Ingredients:

  • 2 large Smoked Mackerel Fillets (approx. 150g each), skin-on
  • 1 tbsp Neutral oil (Grapeseed or Avocado oil)
  • 2 tbsp Soy sauce (Low sodium)
  • 1 tbsp Maple syrup or honey
  • 1 tsp Rice vinegar
  • 0.5 tsp Freshly grated ginger
  • 1 Green onion, thinly sliced
  • 1 tsp Toasted sesame seeds
  • 3 Fresh radish slices

Instructions:

  1. Check the smoked mackerel fillets for any remaining pin bones using tweezers. Lightly score the skin in a crosshatch pattern to prevent curling.

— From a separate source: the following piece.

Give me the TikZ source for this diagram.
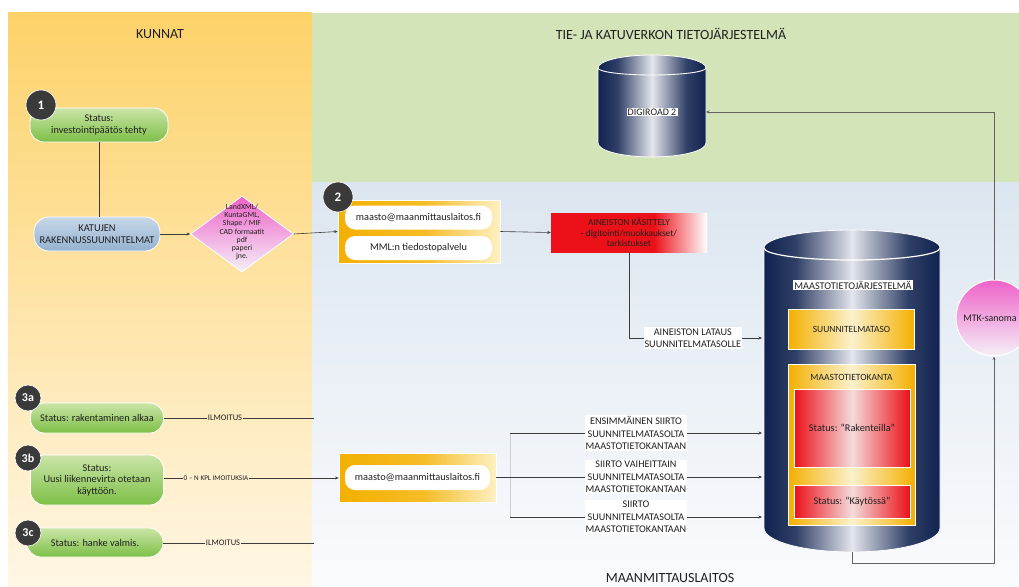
\documentclass[tikz,border=0pt]{standalone}
\usepackage{fontspec}
\setmainfont{Carlito}
\usetikzlibrary{shapes.geometric,arrows.meta,calc}
\definecolor{orgtop}{HTML}{FDD26A}
\definecolor{orgbot}{HTML}{FFF6E4}
\definecolor{grn}{HTML}{D3E4B8}
\definecolor{bluetop}{HTML}{DCE6F0}
\definecolor{bluebot}{HTML}{FAFBFD}
\definecolor{pilltop}{HTML}{CBE5A8}
\definecolor{pillbot}{HTML}{7DBF46}
\definecolor{kattop}{HTML}{C6D7E8}
\definecolor{katbot}{HTML}{95B2D0}
\definecolor{pinktop}{HTML}{EE62C8}
\definecolor{pinkbot}{HTML}{F5F0F8}
\definecolor{badge}{HTML}{3A3A3A}
\definecolor{navyc}{HTML}{10224F}
\definecolor{cylmid}{HTML}{E4E6EC}
\definecolor{redc}{HTML}{EC1018}
\definecolor{redmid}{HTML}{F4DADA}
\definecolor{orgc}{HTML}{F4B000}
\definecolor{orgmid}{HTML}{FBF1CC}
\definecolor{orgpale}{HTML}{FDF0C2}
\definecolor{linec}{HTML}{3C3C3C}
\definecolor{txt}{HTML}{202020}
\pgfdeclarehorizontalshading{cylshade}{100bp}{color(0bp)=(navyc); color(25bp)=(navyc); color(34bp)=(navyc!85!cylmid); color(50bp)=(cylmid); color(66bp)=(navyc!85!cylmid); color(75bp)=(navyc); color(100bp)=(navyc)}
\pgfdeclarehorizontalshading{redfade}{100bp}{color(0bp)=(redc); color(25bp)=(redc); color(58bp)=(redc); color(75bp)=(white); color(100bp)=(white)}
\pgfdeclarehorizontalshading{redcent}{100bp}{color(0bp)=(redc); color(25bp)=(redc); color(50bp)=(redmid); color(75bp)=(redc); color(100bp)=(redc)}
\pgfdeclarehorizontalshading{orgcent}{100bp}{color(0bp)=(orgc); color(25bp)=(orgc); color(50bp)=(orgmid); color(75bp)=(orgc); color(100bp)=(orgc)}
\pgfdeclarehorizontalshading{orgbox}{100bp}{color(0bp)=(orgc); color(25bp)=(orgc); color(52bp)=(orgc!80!orgpale); color(75bp)=(orgpale); color(100bp)=(orgpale)}
\tikzset{
  conn/.style={draw=linec, line width=0.6pt},
  arr/.style={conn, -{Stealth[length=3.5pt,width=3pt]}},
  title/.style={font=\fontsize{14}{16}\selectfont, text=txt},
  gpill/.style={rectangle, rounded corners=14pt, top color=pilltop, bottom color=pillbot, draw=white, line width=0.8pt, align=center, text=txt, font=\fontsize{10.3}{11.5}\selectfont},
  badgec/.style={circle, fill=badge, draw=white, line width=0.6pt, text=white, inner sep=0pt, font=\fontsize{13}{13}\selectfont\bfseries},
  wpill/.style={rectangle, rounded corners=10pt, fill=white, minimum width=147pt, minimum height=24pt, text=txt, font=\fontsize{10.3}{12}\selectfont},
  lbl/.style={fill=white, inner sep=1pt, align=center, text=txt, font=\fontsize{10.2}{12.5}\selectfont},
  slbl/.style={inner sep=1pt, text=txt, font=\fontsize{8.5}{9}\selectfont},
  obox/.style={rectangle, shading=orgcent, draw=white, line width=1pt, text=txt, font=\fontsize{9.5}{11}\selectfont},
  rbox/.style={rectangle, shading=redcent, draw=white, line width=1pt, text=txt, font=\fontsize{10.3}{12}\selectfont},
  anchorbox/.style={rectangle, inner sep=0pt}
}
\begin{document}
\begin{tikzpicture}[x=1pt,y=-1pt]
\useasboundingbox (0,0) rectangle (1019,586);
% backgrounds
\fill[white] (0,0) rectangle (1019,586);
\shade[top color=orgtop, bottom color=orgbot] (8,13) rectangle (312,586);
\fill[grn] (312,13) rectangle (1019,182);
\shade[top color=bluetop, bottom color=bluebot] (312,182) rectangle (1019,586);

% titles
\node[title] (tk) at (160,34) {KUNNAT};
\node[title] (tt) at (671,34) {TIE- JA KATUVERKON TIETOJÄRJESTELMÄ};
\node[title] (tm) at (670,578) {MAANMITTAUSLAITOS};

% DIGIROAD cylinder
\path[shading=cylshade, draw=white, line width=0.8pt] (598,68) arc[start angle=180,end angle=360,x radius=54,y radius=13] -- (706,143) arc[start angle=0,end angle=180,x radius=54,y radius=14] -- cycle;
\draw[white, line width=0.9pt] (598,68) arc[start angle=180,end angle=0,x radius=54,y radius=7];
\node[anchorbox, minimum width=108pt, minimum height=62pt] (dr) at (652,112) {};
\node[fill=white, inner sep=1.2pt, text=txt, font=\fontsize{10}{11}\selectfont] (drl) at (652,112) {DIGIROAD 2};

% MTJ cylinder
\path[shading=cylshade, draw=white, line width=0.8pt] (764,248) arc[start angle=180,end angle=360,x radius=88,y radius=18] -- (940,528) arc[start angle=0,end angle=180,x radius=88,y radius=24] -- cycle;
\draw[white, line width=1.2pt] (764,248) arc[start angle=180,end angle=0,x radius=88,y radius=12];
\node[anchorbox, minimum width=176pt, minimum height=280pt] (mtj) at (852,388) {};
\node[fill=white, inner sep=1.2pt, text=txt, font=\fontsize{10.3}{11}\selectfont] (mtjl) at (853,285) {MAASTOTIETOJÄRJESTELMÄ};
\node[obox, minimum width=126pt, minimum height=40pt] (sut) at (851.5,329.5) {SUUNNITELMATASO};
\node[obox, minimum width=127pt, minimum height=161pt] (mtk0) at (851.5,444.5) {};
\node[text=txt, font=\fontsize{9.5}{11}\selectfont] (mtkl) at (851.5,377) {MAASTOTIETOKANTA};
\node[rbox, minimum width=116pt, minimum height=78pt] (rak) at (852,428) {Status: “Rakenteilla”};
\node[rbox, minimum width=116pt, minimum height=33pt] (kay) at (852,501.5) {Status: “Käytössä”};
\coordinate (in1) at (762,338);
\coordinate (in2) at (762,433);
\coordinate (in3) at (762,477);
\coordinate (in4) at (762,517);
\coordinate (mtjb) at (852,552);
\coordinate (drin) at (706,112);

% MTK circle
\node[circle, minimum size=76pt, top color=pinktop, bottom color=pinkbot, draw=white, line width=1pt, inner sep=0pt] (mtk) at (994,318) {};
\node[text=txt, font=\fontsize{10}{11}\selectfont, inner sep=0pt] (mtkt) at (990,318) {MTK-sanoma};

% left column
\node[gpill, minimum width=138pt, minimum height=34pt] (s1) at (99,125) {Status:\\investointipäätös tehty};
\node[badgec, minimum size=30pt] (b1) at (41,105) {1};
\node[rectangle, rounded corners=15pt, top color=kattop, bottom color=katbot, draw=white, line width=0.8pt, minimum width=126pt, minimum height=34pt, align=center, text=txt, font=\fontsize{10.4}{12.5}\selectfont] (kat) at (97,234) {KATUJEN\\RAKENNUSSUUNNITELMAT};
\node[diamond, minimum width=103pt, minimum height=76pt, inner sep=0pt, top color=pinktop, bottom color=pinkbot, draw=white, line width=0.8pt] (dia) at (242,234) {};
\node[align=center, text=txt, font=\fontsize{7.8}{8.2}\selectfont] (diat) at (242,232) {LandXML/\\KuntaGML,\\Shape / MIF\\CAD formaatit\\pdf\\paperi\\jne.};

% box 2
\node[rectangle, shading=orgbox, draw=white, line width=0.8pt, minimum width=162pt, minimum height=63pt] (box2) at (419,231.5) {};
\node[wpill] (em1) at (418.5,217.5) {maasto@maanmittauslaitos.fi};
\node[wpill] (tp) at (418.5,248) {MML:n tiedostopalvelu};
\node[badgec, minimum size=30pt] (b2) at (338,197) {2};

% red box
\node[rectangle, shading=redfade, minimum width=156pt, minimum height=39pt, align=center, text=txt, font=\fontsize{9.3}{10.5}\selectfont] (red) at (629,232.5) {AINEISTON KÄSITTELY\\- digitointi/muokkaukset/\\tarkistukset};

% 3a 3b 3c
\node[gpill, minimum width=133pt, minimum height=30pt] (s3a) at (97,418) {Status: rakentaminen alkaa};
\node[badgec, minimum size=26pt, font=\fontsize{12}{12}\selectfont\bfseries] (b3a) at (28,398) {3a};
\node[gpill, minimum width=133pt, minimum height=50pt] (s3b) at (97,480) {Status:\\Uusi liikennevirta otetaan\\käyttöön.};
\node[badgec, minimum size=26pt, font=\fontsize{12}{12}\selectfont\bfseries] (b3b) at (28,458) {3b};
\node[gpill, minimum width=136pt, minimum height=29pt] (s3c) at (95,542.5) {Status: hanke valmis.};
\node[badgec, minimum size=26pt, font=\fontsize{12}{12}\selectfont\bfseries] (b3c) at (28,533) {3c};

% box 3
\node[rectangle, shading=orgbox, draw=white, line width=0.8pt, minimum width=157pt, minimum height=49pt] (box3) at (417.5,477.5) {};
\node[wpill, minimum width=145pt, minimum height=25pt] (em2) at (417.5,477.5) {maasto@maanmittauslaitos.fi};

% connector labels (left)
\node[slbl] (l3a) at (225,418) {ILMOITUS};
\node[slbl, font=\fontsize{7.2}{9}\selectfont] (l3b) at (216,478) {0 – N KPL IMOITUKSIA};
\node[slbl] (l3c) at (223,543) {ILMOITUS};
\coordinate (e3a) at (314,418);
\coordinate (e3c) at (314,543);

% connectors
\draw[conn] (s1.south) -- (s1.south |- kat.north);
\draw[arr] (kat.east) -- (dia.west);
\draw[arr] (dia.east) -- (box2.west);
\draw[arr] (box2.east) -- (red.west);
\draw[arr] (red.south) |- node[lbl, pos=0.74] {AINEISTON LATAUS\\SUUNNITELMATASOLLE} (in1);

\draw[conn] (s3a.east) -- (l3a.west);
\draw[conn] (l3a.east) -- (e3a);
\draw[conn] (s3b.east |- l3b) -- (l3b.west);
\draw[arr] (l3b.east) -- (box3.west |- l3b);
\draw[conn] (s3c.east |- l3c) -- (l3c.west);
\draw[conn] (l3c.east) -- (e3c);

\coordinate (fork) at (510,477);
\draw[conn] (box3.east |- fork) -- (fork);
\draw[draw=linec!25, line width=0.5pt] (fork |- in2) -- (fork |- in4);
\draw[arr] (fork |- in2) -- node[lbl] {ENSIMMÄINEN SIIRTO\\SUUNNITELMATASOLTA\\MAASTOTIETOKANTAAN} (in2);
\draw[arr] (fork) -- node[lbl] {SIIRTO VAIHEITTAIN\\SUUNNITELMATASOLTA\\MAASTOTIETOKANTAAN} (in3);
\draw[arr] (fork |- in4) -- node[lbl] {SIIRTO\\SUUNNITELMATASOLTA\\MAASTOTIETOKANTAAN} (in4);

\draw[arr, draw=linec!80] (mtjb) -- ++(0,11) -| (mtk.south);
\draw[arr, draw=linec!80] (mtk.north) |- (drin);
\end{tikzpicture}
\end{document}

  2. Whisk together the soy sauce, maple syrup, rice vinegar, and grated ginger in a small bowl to create the glaze.
  3. Heat the neutral oil in a heavy-bottomed skillet over medium-high heat until shimmering. Place fillets skin-side down and press gently with a spatula for 30 seconds.

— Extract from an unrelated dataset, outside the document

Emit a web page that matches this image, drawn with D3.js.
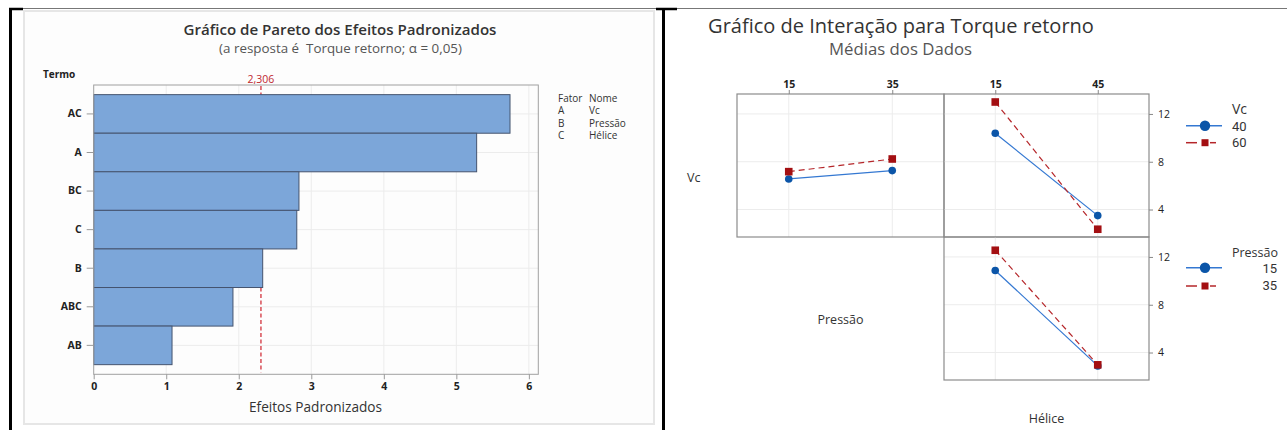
<!DOCTYPE html>
<html>
<head>
<meta charset="utf-8">
<script src="https://cdn.jsdelivr.net/npm/d3@7"></script>
<style>
  html, body { margin: 0; padding: 0; background: #fff; }
  svg { display: block; font-family: "Open Sans", "Noto Sans", sans-serif; }
  .pre { white-space: pre; }
</style>
</head>
<body>
<svg id="chart" width="1287" height="430"></svg>
<script>
// ---- Pareto of standardized effects ----
const paretoTerms = ["AC", "A", "BC", "C", "B", "ABC", "AB"];
const paretoEffects = [5.74, 5.28, 2.83, 2.80, 2.33, 1.92, 1.08];
const criticalValue = 2.306;
const criticalLabel = "2,306";
const paretoTickValues = [0, 1, 2, 3, 4, 5, 6];
const factorCodes = ["A", "B", "C"];
const factorNames = ["Vc", "Pressão", "Hélice"];

// ---- Interaction plot (means of data) ----
const vcLevels = ["40", "60"];
const pressaoLevels = [15, 35];
const heliceLevels = [15, 45];
const vc40ByPressao = [6.56, 7.26];
const vc60ByPressao = [7.17, 8.23];
const vc40ByHelice = [10.38, 3.49];
const vc60ByHelice = [13.0, 2.35];
const pressao15ByHelice = [10.87, 2.88];
const pressao35ByHelice = [12.56, 2.97];
const meanTickValues = [4, 8, 12];

const svg = d3.select("#chart");

// shrink/grow a text element's font so it spans the given width
function fitWidth(sel, w) {
  const node = sel.node();
  const fs = parseFloat(sel.attr("font-size"));
  const len = node.getComputedTextLength();
  if (len > 0) sel.attr("font-size", (fs * w / len).toFixed(2));
  return sel;
}

// ---- cell borders of the surrounding table ----
svg.append("line").attr("x1", 10).attr("x2", 1287).attr("y1", 8.5).attr("y2", 8.5)
  .attr("stroke", "#777").attr("stroke-width", 1);
svg.append("line").attr("x1", 9).attr("x2", 23).attr("y1", 9).attr("y2", 9)
  .attr("stroke", "#000").attr("stroke-width", 2.5);
svg.append("line").attr("x1", 656).attr("x2", 677).attr("y1", 9).attr("y2", 9)
  .attr("stroke", "#000").attr("stroke-width", 2.5);
svg.append("line").attr("x1", 10.5).attr("x2", 10.5).attr("y1", 8).attr("y2", 430)
  .attr("stroke", "#000").attr("stroke-width", 3);
svg.append("line").attr("x1", 663.5).attr("x2", 663.5).attr("y1", 8).attr("y2", 430)
  .attr("stroke", "#000").attr("stroke-width", 3);

// =================== LEFT: Pareto chart ===================
const left = svg.append("g");
left.append("rect").attr("x", 24).attr("y", 11).attr("width", 630).attr("height", 413)
  .attr("fill", "#fdfdfd").attr("stroke", "#e6e6e6").attr("stroke-width", 2);

fitWidth(left.append("text").attr("x", 340).attr("y", 35).attr("text-anchor", "middle")
  .attr("font-size", 16).attr("font-weight", 600).attr("fill", "#333")
  .text("Gráfico de Pareto dos Efeitos Padronizados"), 313);
fitWidth(left.append("text").attr("class", "pre").attr("x", 340.5).attr("y", 53).attr("text-anchor", "middle")
  .attr("font-size", 13).attr("fill", "#555")
  .text("(a resposta é  Torque retorno; α = 0,05)"), 243);

const px = d3.scaleLinear().domain([0, 6.13]).range([93.7, 538.3]);
const py = d3.scaleBand().domain(paretoTerms).range([85, 374.3]).paddingInner(0).paddingOuter(0.25);
const plotTop = 85, plotBottom = 374.3;

// grid
left.append("g").selectAll("line").data(paretoTickValues.slice(1)).join("line")
  .attr("x1", d => px(d)).attr("x2", d => px(d)).attr("y1", plotTop).attr("y2", plotBottom)
  .attr("stroke", "#ececec").attr("stroke-width", 1);
left.append("g").selectAll("line").data(paretoTerms).join("line")
  .attr("x1", px(0)).attr("x2", px.range()[1])
  .attr("y1", d => py(d) + py.bandwidth() / 2).attr("y2", d => py(d) + py.bandwidth() / 2)
  .attr("stroke", "#ececec").attr("stroke-width", 1);

// critical value reference line (behind bars)
left.append("line").attr("x1", px(criticalValue)).attr("x2", px(criticalValue))
  .attr("y1", plotTop + 1).attr("y2", plotBottom - 2)
  .attr("stroke", "#d2323c").attr("stroke-width", 1.3).attr("stroke-dasharray", "4,2.5");
left.append("text").attr("x", px(criticalValue)).attr("y", 83).attr("text-anchor", "middle")
  .attr("font-size", 10.5).attr("fill", "#c0282f").text(criticalLabel);

// bars
left.append("g").selectAll("rect").data(paretoTerms).join("rect")
  .attr("x", px(0)).attr("y", d => py(d))
  .attr("width", (d, i) => px(paretoEffects[i]) - px(0))
  .attr("height", py.bandwidth())
  .attr("fill", "#7ca6d9").attr("stroke", "#45546f").attr("stroke-width", 1);

// frame
left.append("rect").attr("x", px(0)).attr("y", plotTop)
  .attr("width", px.range()[1] - px(0)).attr("height", plotBottom - plotTop)
  .attr("fill", "none").attr("stroke", "#a0a0a0").attr("stroke-width", 1);

// axes
const yAx = left.append("g").attr("transform", `translate(${px(0)},0)`)
  .call(d3.axisLeft(py).tickSize(7).tickPadding(5));
yAx.select(".domain").remove();
yAx.selectAll("line").attr("stroke", "#999");
yAx.selectAll("text").attr("font-size", 10.5).attr("font-weight", 700).attr("fill", "#222")
  .attr("font-family", "'Open Sans', sans-serif");

const xAx = left.append("g").attr("transform", `translate(0,${plotBottom})`)
  .call(d3.axisBottom(px).tickValues(paretoTickValues).tickSize(5).tickPadding(3).tickFormat(d3.format("d")));
xAx.select(".domain").remove();
xAx.selectAll("line").attr("stroke", "#999");
xAx.selectAll("text").attr("font-size", 10.5).attr("font-weight", 700).attr("fill", "#222")
  .attr("font-family", "'Open Sans', sans-serif");

left.append("text").attr("x", 43).attr("y", 78).attr("font-size", 10).attr("font-weight", 700)
  .attr("fill", "#222").text("Termo");
fitWidth(left.append("text").attr("x", 315.5).attr("y", 411.5).attr("text-anchor", "middle")
  .attr("font-size", 14).attr("fill", "#333").text("Efeitos Padronizados"), 133);

// factor table
const legendRows = [["Fator", "Nome"]].concat(factorCodes.map((c, i) => [c, factorNames[i]]));
legendRows.forEach((r, i) => {
  left.append("text").attr("x", 558).attr("y", 101.5 + i * 12.6).attr("font-size", 10)
    .attr("fill", "#333").text(r[0]);
  left.append("text").attr("x", 589).attr("y", 101.5 + i * 12.6).attr("font-size", 10)
    .attr("fill", "#333").text(r[1]);
});

// =================== RIGHT: Interaction plot ===================
const right = svg.append("g");
fitWidth(right.append("text").attr("x", 901).attr("y", 33).attr("text-anchor", "middle")
  .attr("font-size", 19).attr("fill", "#333")
  .text("Gráfico de Interação para Torque retorno"), 386);
fitWidth(right.append("text").attr("x", 900.5).attr("y", 55).attr("text-anchor", "middle")
  .attr("font-size", 15).attr("fill", "#555").text("Médias dos Dados"), 143);

const xPressao = d3.scalePoint().domain(pressaoLevels).range([737, 944]).padding(0.5);
const xHelice = d3.scalePoint().domain(heliceLevels).range([944, 1149]).padding(0.5);
const yDomain = [1.7, 13.67];
const yRow1 = d3.scaleLinear().domain(yDomain).range([237, 94]);
const yRow2 = d3.scaleLinear().domain(yDomain).range([380, 237]);

const blue = "#0b55a8", blueLine = "#3478d2", red = "#a30f12", redLine = "#b5262a";

function panel(x, y, lowVals, highVals) {
  const g = right.append("g");
  const [x0, x1] = x.range(), [y0, y1] = y.range();
  // grid
  g.selectAll(".gx").data(x.domain()).join("line")
    .attr("x1", d => x(d)).attr("x2", d => x(d)).attr("y1", y1).attr("y2", y0)
    .attr("stroke", "#ececec");
  g.selectAll(".gy").data(meanTickValues).join("line")
    .attr("x1", x0).attr("x2", x1).attr("y1", d => y(d)).attr("y2", d => y(d))
    .attr("stroke", "#ececec");
  const levels = x.domain();
  const line = d3.line().x((d, i) => x(levels[i])).y(d => y(d));
  // low level: solid blue with circles
  g.append("path").datum(lowVals).attr("d", line).attr("fill", "none")
    .attr("stroke", blueLine).attr("stroke-width", 1.2);
  g.selectAll(".c").data(lowVals).join("circle")
    .attr("cx", (d, i) => x(levels[i])).attr("cy", d => y(d)).attr("r", 3.8).attr("fill", blue);
  // high level: dashed red with squares
  g.append("path").datum(highVals).attr("d", line).attr("fill", "none")
    .attr("stroke", redLine).attr("stroke-width", 1.2).attr("stroke-dasharray", "6,4");
  g.selectAll(".s").data(highVals).join("rect")
    .attr("x", (d, i) => x(levels[i]) - 3.8).attr("y", d => y(d) - 3.8)
    .attr("width", 7.6).attr("height", 7.6).attr("fill", red);
  // frame
  g.append("rect").attr("x", x0).attr("y", y1).attr("width", x1 - x0).attr("height", y0 - y1)
    .attr("fill", "none").attr("stroke", "#8c8c8c").attr("stroke-width", 1.2);
}

panel(xPressao, yRow1, vc40ByPressao, vc60ByPressao);
panel(xHelice, yRow1, vc40ByHelice, vc60ByHelice);
panel(xHelice, yRow2, pressao15ByHelice, pressao35ByHelice);

function styleAxis(a, bold) {
  a.select(".domain").remove();
  a.selectAll("line").attr("stroke", "#888");
  a.selectAll("text").attr("font-size", 10.5).attr("fill", "#222")
    .attr("font-weight", bold ? 700 : 400).attr("font-family", "'Open Sans', sans-serif");
}
styleAxis(right.append("g").attr("transform", "translate(0,94)")
  .call(d3.axisTop(xPressao).tickSize(4).tickPadding(2)), true);
styleAxis(right.append("g").attr("transform", "translate(0,94)")
  .call(d3.axisTop(xHelice).tickSize(4).tickPadding(2)), true);
styleAxis(right.append("g").attr("transform", "translate(1149,0)")
  .call(d3.axisRight(yRow1).tickValues(meanTickValues).tickSize(4).tickPadding(5)), false);
styleAxis(right.append("g").attr("transform", "translate(1149,0)")
  .call(d3.axisRight(yRow2).tickValues(meanTickValues).tickSize(4).tickPadding(5)), false);

// diagonal factor labels
right.append("text").attr("x", 687).attr("y", 182).attr("font-size", 12.5).attr("fill", "#333").text("Vc");
right.append("text").attr("x", d3.mean(xPressao.range())).attr("y", 324).attr("text-anchor", "middle")
  .attr("font-size", 12.5).attr("fill", "#333").text("Pressão");
right.append("text").attr("x", d3.mean(xHelice.range())).attr("y", 423).attr("text-anchor", "middle")
  .attr("font-size", 12.5).attr("fill", "#333").text("Hélice");

// legends
function legendGlyphs(yBlue, yRed) {
  right.append("line").attr("x1", 1186).attr("x2", 1222).attr("y1", yBlue).attr("y2", yBlue)
    .attr("stroke", blueLine).attr("stroke-width", 1.5);
  right.append("circle").attr("cx", 1205).attr("cy", yBlue).attr("r", 5.2).attr("fill", blue);
  right.append("line").attr("x1", 1186).attr("x2", 1197).attr("y1", yRed).attr("y2", yRed)
    .attr("stroke", redLine).attr("stroke-width", 1.5);
  right.append("line").attr("x1", 1210).attr("x2", 1216).attr("y1", yRed).attr("y2", yRed)
    .attr("stroke", redLine).attr("stroke-width", 1.5);
  right.append("rect").attr("x", 1201.5).attr("y", yRed - 3.5).attr("width", 7).attr("height", 7).attr("fill", red);
}
const numFont = "Roboto, 'Open Sans', sans-serif";
legendGlyphs(125.7, 142.7);
right.append("text").attr("x", 1232).attr("y", 114).attr("font-size", 14).attr("fill", "#333").text("Vc");
vcLevels.forEach((v, i) => right.append("text").attr("x", 1232).attr("y", 131 + i * 15.7)
  .attr("font-family", numFont).attr("font-size", 13).attr("fill", "#333").text(v));

legendGlyphs(267.7, 286);
right.append("text").attr("x", 1278).attr("y", 256.5).attr("text-anchor", "end")
  .attr("font-size", 12.5).attr("fill", "#333").text("Pressão");
pressaoLevels.forEach((v, i) => right.append("text").attr("x", 1277).attr("y", 273 + i * 17)
  .attr("text-anchor", "end").attr("font-family", numFont).attr("font-size", 13).attr("fill", "#333").text(v));
</script>
</body>
</html>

  4. Sear the skin for 2-3 minutes until crisp and mahogany in color. Flip carefully and cook the flesh side for 60 seconds.
  5. Pour the glaze into the pan. Baste the fish repeatedly for 30 seconds as the sauce thickens into a syrup. Remove from heat.
  6. Plate the mackerel and garnish with sliced green onions, toasted sesame seeds, and fresh radish slices.